Bucky shrugged. “I’ll talk to her if you want,” he said. “I didn’t want to waste the time before, but now we’re not doing Avengers stuff anyway.”

“Sure,” said Sam. “Sure. Let’s… let’s decide later.”

“Okay,” said Bucky, and ate some more eggs, and didn’t let go of Sam’s hand. After a minute he added, as if in consolation, “I like your sister.” Sam nodded, because he believed that was as true as it needed to be, even if it was delivered in a dead man’s voice, even if he didn’t know what it actually meant. Bucky liked people and he got mad and he mostly didn’t want to be seen doing things he hadn’t mastered, and Sam didn’t know what any of that meant except that the man he worked hard to think of as Bucky might not be James Barnes anymore, but he was someone.

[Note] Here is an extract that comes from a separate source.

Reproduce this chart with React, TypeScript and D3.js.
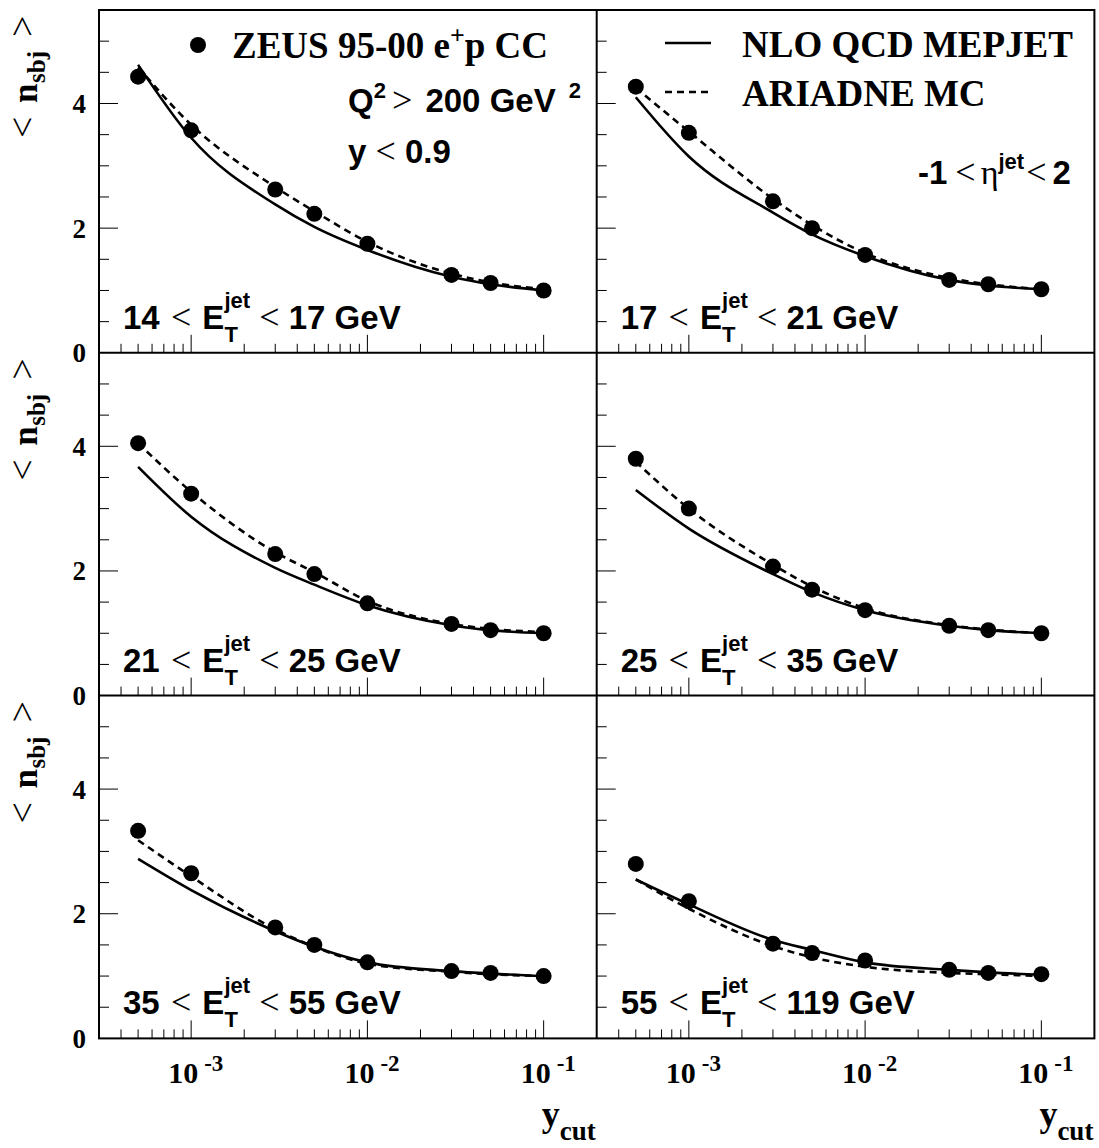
import React from "react";
import * as d3 from "d3";

// y_cut values at which the subjet multiplicity was measured
const yCut = [5e-4, 1e-3, 3e-3, 5e-3, 1e-2, 3e-2, 5e-2, 1e-1];

// ZEUS 95-00 e+p CC data, <n_sbj> per E_T^jet bin
const zeus14_17 = [4.43, 3.57, 2.62, 2.23, 1.75, 1.25, 1.12, 1.0];
const zeus17_21 = [4.27, 3.53, 2.43, 2.0, 1.57, 1.17, 1.1, 1.02];
const zeus21_25 = [4.05, 3.24, 2.27, 1.95, 1.48, 1.15, 1.05, 1.0];
const zeus25_35 = [3.8, 3.0, 2.07, 1.7, 1.37, 1.12, 1.05, 1.0];
const zeus35_55 = [3.33, 2.65, 1.78, 1.5, 1.22, 1.08, 1.05, 1.0];
const zeus55_119 = [2.8, 2.2, 1.52, 1.37, 1.25, 1.1, 1.05, 1.03];

// NLO QCD (MEPJET) predictions
const nlo14_17 = [4.62, 3.45, 2.38, 2.02, 1.65, 1.22, 1.1, 1.0];
const nlo17_21 = [4.1, 3.15, 2.25, 1.9, 1.55, 1.17, 1.08, 1.02];
const nlo21_25 = [3.67, 2.87, 2.05, 1.78, 1.45, 1.13, 1.05, 1.0];
const nlo25_35 = [3.3, 2.68, 1.95, 1.66, 1.37, 1.12, 1.05, 1.0];
const nlo35_55 = [2.88, 2.38, 1.72, 1.47, 1.22, 1.08, 1.04, 1.0];
const nlo55_119 = [2.55, 2.15, 1.58, 1.42, 1.22, 1.1, 1.06, 1.02];

// ARIADNE MC predictions
const ariadne14_17 = [4.58, 3.66, 2.66, 2.27, 1.78, 1.27, 1.13, 1.02];
const ariadne17_21 = [4.25, 3.55, 2.47, 2.05, 1.6, 1.2, 1.1, 1.02];
const ariadne21_25 = [4.05, 3.27, 2.3, 1.98, 1.52, 1.15, 1.07, 1.02];
const ariadne25_35 = [3.75, 3.0, 2.1, 1.75, 1.4, 1.13, 1.06, 1.0];
const ariadne35_55 = [3.18, 2.6, 1.75, 1.47, 1.2, 1.07, 1.03, 1.0];
const ariadne55_119 = [2.55, 2.08, 1.48, 1.3, 1.15, 1.05, 1.03, 1.0];

// E_T^jet bin edges (GeV)
const binLo = ["14", "17", "21", "25", "35", "55"];
const binHi = ["17", "21", "25", "35", "55", "119"];

const yTickLabels = [0, 2, 4];
const xTickLabels = [
  { v: 1e-3, exp: "-3" },
  { v: 1e-2, exp: "-2" },
  { v: 1e-1, exp: "-1" },
];

const panels = [
  { zeus: zeus14_17, nlo: nlo14_17, ariadne: ariadne14_17 },
  { zeus: zeus17_21, nlo: nlo17_21, ariadne: ariadne17_21 },
  { zeus: zeus21_25, nlo: nlo21_25, ariadne: ariadne21_25 },
  { zeus: zeus25_35, nlo: nlo25_35, ariadne: ariadne25_35 },
  { zeus: zeus35_55, nlo: nlo35_55, ariadne: ariadne35_55 },
  { zeus: zeus55_119, nlo: nlo55_119, ariadne: ariadne55_119 },
];

const W = 1099;
const H = 1148;
const left = 99;
const top = 10;
const panelW = 497.7;
const panelH = 342.8;

const SERIF = "'Liberation Serif', 'Times New Roman', serif";
const SANS = "'Liberation Sans', Arial, sans-serif";

const x = d3.scaleLog().domain([3e-4, 0.2]).range([0, panelW]);
const y = d3.scaleLinear().domain([0, 5.5]).range([panelH, 0]);

const xTicks = x
  .ticks(30)
  .filter((t) => t > 3.01e-4 && t < 0.199)
  .map((t) => {
    const m = t / Math.pow(10, Math.floor(Math.log10(t) + 1e-9));
    return { t, major: Math.abs(m - 1) < 1e-6 };
  });
const yTicks = d3.range(0.5, 5.01, 0.5).map((v) => ({ v, major: v % 2 === 0 }));

const line = d3
  .line<number>()
  .x((_, i) => x(yCut[i]))
  .y((d) => y(d))
  .curve(d3.curveMonotoneX);

// Panel label: "lo < E_T^jet < hi GeV"
const supSize = 22;
const jetW = (0.278 + 0.556 + 0.333) * supSize;
const tW = 0.611 * supSize;

function EtLabel({ lo, hi }: { lo: string; hi: string }) {
  return (
    <text x={24} y={panelH - 24} fontFamily={SANS} fontWeight="bold" fontSize={33} fill="#000">
      <tspan>{lo} </tspan>
      <tspan dx={2} fontFamily={SERIF} fontWeight="normal" fontSize={36}>&lt;</tspan>
      <tspan dx={2}> E</tspan>
      <tspan fontSize={supSize} dy={-21}>jet</tspan>
      <tspan fontSize={supSize} dx={-jetW} dy={34}>T</tspan>
      <tspan dx={jetW - tW} dy={-13}> </tspan>
      <tspan fontFamily={SERIF} fontWeight="normal" fontSize={36}>&lt;</tspan>
      <tspan> {hi} GeV</tspan>
    </text>
  );
}

function Panel({ idx }: { idx: number }) {
  const row = Math.floor(idx / 2);
  const col = idx % 2;
  const p = panels[idx];
  const tx = left + col * panelW;
  const ty = top + row * panelH;
  return (
    <g transform={`translate(${tx},${ty})`}>
      {/* y ticks */}
      {yTicks.map((t) => (
        <line
          key={"y" + t.v}
          x1={0}
          x2={t.major ? 19 : 10}
          y1={y(t.v)}
          y2={y(t.v)}
          stroke="#000"
          strokeWidth={1}
        />
      ))}
      {/* x ticks */}
      {xTicks.map((t) => (
        <line
          key={"x" + t.t}
          x1={x(t.t)}
          x2={x(t.t)}
          y1={panelH}
          y2={panelH - (t.major ? 18 : 9)}
          stroke="#000"
          strokeWidth={1}
        />
      ))}
      <path d={line(p.ariadne) || ""} fill="none" stroke="#000" strokeWidth={2.6} strokeDasharray="7,5" />
      <path d={line(p.nlo) || ""} fill="none" stroke="#000" strokeWidth={2.6} />
      {p.zeus.map((v, i) => (
        <circle key={i} cx={x(yCut[i])} cy={y(v)} r={8} fill="#000" />
      ))}
      <EtLabel lo={binLo[idx]} hi={binHi[idx]} />
    </g>
  );
}

export default function App() {
  const rows = [0, 1, 2];
  return (
    <svg
      width={W}
      height={H}
      viewBox={`0 0 ${W} ${H}`}
      style={{ position: "absolute", left: 0, top: 0, background: "#fff" }}
    >
      <rect x={0} y={0} width={W} height={H} fill="#fff" />
      {panels.map((_, i) => (
        <Panel key={i} idx={i} />
      ))}

      {/* frames */}
      <rect x={left} y={top} width={2 * panelW} height={3 * panelH} fill="none" stroke="#000" strokeWidth={2} />
      <line x1={left + panelW} x2={left + panelW} y1={top} y2={top + 3 * panelH} stroke="#000" strokeWidth={2} />
      {[1, 2].map((r) => (
        <line key={r} x1={left} x2={left + 2 * panelW} y1={top + r * panelH} y2={top + r * panelH} stroke="#000" strokeWidth={2} />
      ))}

      {/* y tick labels and titles per row */}
      {rows.map((r) => (
        <g key={r}>
          {yTickLabels.map((v) => (
            <text
              key={v}
              x={86}
              y={top + r * panelH + y(v)}
              dy="0.35em"
              textAnchor="end"
              fontFamily={SERIF}
              fontWeight="bold"
              fontSize={27}
            >
              {v}
            </text>
          ))}
          <g transform={`translate(37,${top + r * panelH + 128}) rotate(-90)`}>
            <text fontFamily={SERIF} fontWeight="bold" fontSize={35}>
              <tspan x={0} dy={-2} fontWeight="normal" fontSize={38}>&lt;</tspan>
              <tspan x={35} dy={2}>n</tspan>
              <tspan x={55} dy={8} fontSize={25}>sbj</tspan>
              <tspan x={101} dy={-10} fontWeight="normal" fontSize={38}>&gt;</tspan>
            </text>
          </g>
        </g>
      ))}

      {/* x tick labels and titles per column */}
      {[0, 1].map((c) => (
        <g key={c}>
          {xTickLabels.map((t) => (
            <text
              key={t.exp}
              x={left + c * panelW + x(t.v) - 23}
              y={top + 3 * panelH + 45}
              fontFamily={SERIF}
              fontWeight="bold"
              fontSize={30}
            >
              10
              <tspan dx={6} dy={-12} fontSize={23}>{t.exp}</tspan>
            </text>
          ))}
          <text
            x={left + (c + 1) * panelW - 1}
            y={1126}
            textAnchor="end"
            fontFamily={SERIF}
            fontWeight="bold"
            fontSize={36}
          >
            y<tspan dy={14} fontSize={27}>cut</tspan>
          </text>
        </g>
      ))}

      {/* legend: data marker */}
      <circle cx={198} cy={45} r={8} fill="#000" />
      <text x={232} y={58} fontFamily={SERIF} fontWeight="bold" fontSize={37}>
        ZEUS 95-00 e<tspan dy={-14} fontSize={26}>+</tspan>
        <tspan dy={14}>p CC</tspan>
      </text>

      {/* kinematic cuts */}
      <text x={348} y={112} fontFamily={SANS} fontWeight="bold" fontSize={33}>
        Q<tspan dy={-14} fontSize={22}>2</tspan>
        <tspan dy={14} dx={6} fontFamily={SERIF} fontWeight="normal" fontSize={36}>&gt;</tspan>
        <tspan dx={4}> 200 GeV </tspan>
        <tspan dx={4} dy={-14} fontSize={22}>2</tspan>
      </text>
      <text x={348} y={163} fontFamily={SANS} fontWeight="bold" fontSize={33}>
        y <tspan fontFamily={SERIF} fontWeight="normal" fontSize={36}>&lt;</tspan> 0.9
      </text>

      {/* legend: predictions */}
      <line x1={665} x2={711} y1={43} y2={43} stroke="#000" strokeWidth={2.6} />
      <line x1={665} x2={711} y1={92} y2={92} stroke="#000" strokeWidth={2.6} strokeDasharray="7,5" />
      <text x={742} y={57} fontFamily={SERIF} fontWeight="bold" fontSize={37}>
        NLO QCD MEPJET
      </text>
      <text x={742} y={106} fontFamily={SERIF} fontWeight="bold" fontSize={37}>
        ARIADNE MC
      </text>

      <text x={918} y={184} fontFamily={SANS} fontWeight="bold" fontSize={33}>
        -1
        <tspan dx={8} fontFamily={SERIF} fontWeight="normal" fontSize={36}>&lt;</tspan>
        <tspan dx={5} fontFamily={SERIF} fontWeight="normal" fontSize={34}>η</tspan>
        <tspan dy={-15} fontSize={22}>jet</tspan>
        <tspan dx={2} dy={15} fontFamily={SERIF} fontWeight="normal" fontSize={36}>&lt;</tspan>
        <tspan dx={6}>2</tspan>
      </text>
    </svg>
  );
}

Sam’s family used to have two parallel running jokes about their professions. Sarah and their dad thought it was funny that Sam and Darlene had jobs that allowed them to save someone and then walk away while Sarah and Paul had jobs that required them to stay for the long haul. Sam and Darlene thought it was funny that Sarah and Paul thought that was funny, given Sarah and Paul’s level of emotional involvement and availability. Then Darlene died, and Sam got a job as a counsellor, and half the family divide crumbled off.

Bucky put his metal hand over Sam’s, too, and his arm hummed and then went silent as it stilled. Even his hand was heavy.

“I remember Rebecca,” he said. “A little bit. But I’m not her brother and I’ll only pretend for her if you tell me to. She’s not important.” He watched Sam’s face, clinical. “You asked me to stay. You said you liked me fine either way and you said you wanted me to stay.”

“Yeah, man.” Sam dropped his free hand on top of Bucky’s. He and Steve hadn’t said it in so many words but they both knew they’d spend the rest of their lives together and with Steve gone this was what that meant, and anyway Sam didn’t have to understand Bucky to be attached to him. “Neither of us is going anywhere.”

Bucky nodded and pulled his left hand back so he could finish his breakfast. He said, “You’re going to need me when you go back to the field, you know. That costume is a tactical disaster.”

“I thought I was already over budget on you saving my life.”

Bucky smiled very sweetly, apparently slipping into Azarov, because he bopped Sam’s nose with a metal finger, which was abnormal even for him. “I didn’t say you were over budget, I said you were running a tab. Big difference.” He grimaced. “You might’ve saved mine a couple times too. I guess it evens out.”

“That’s good of you. Really generous.”

“We are, though,” Bucky said. “Going back in the field.”

Sam pushed his plate away, crossed his arms, leaned on the table, and it delayed his having to answer by maybe six seconds. “Yeah, we are. Kind of where we live now, huh. This is just a vacation.”

“Okay,” said Bucky. “Good.” His grip on Sam’s hand tightened. Sam, for lack of anything better to do, squeezed back.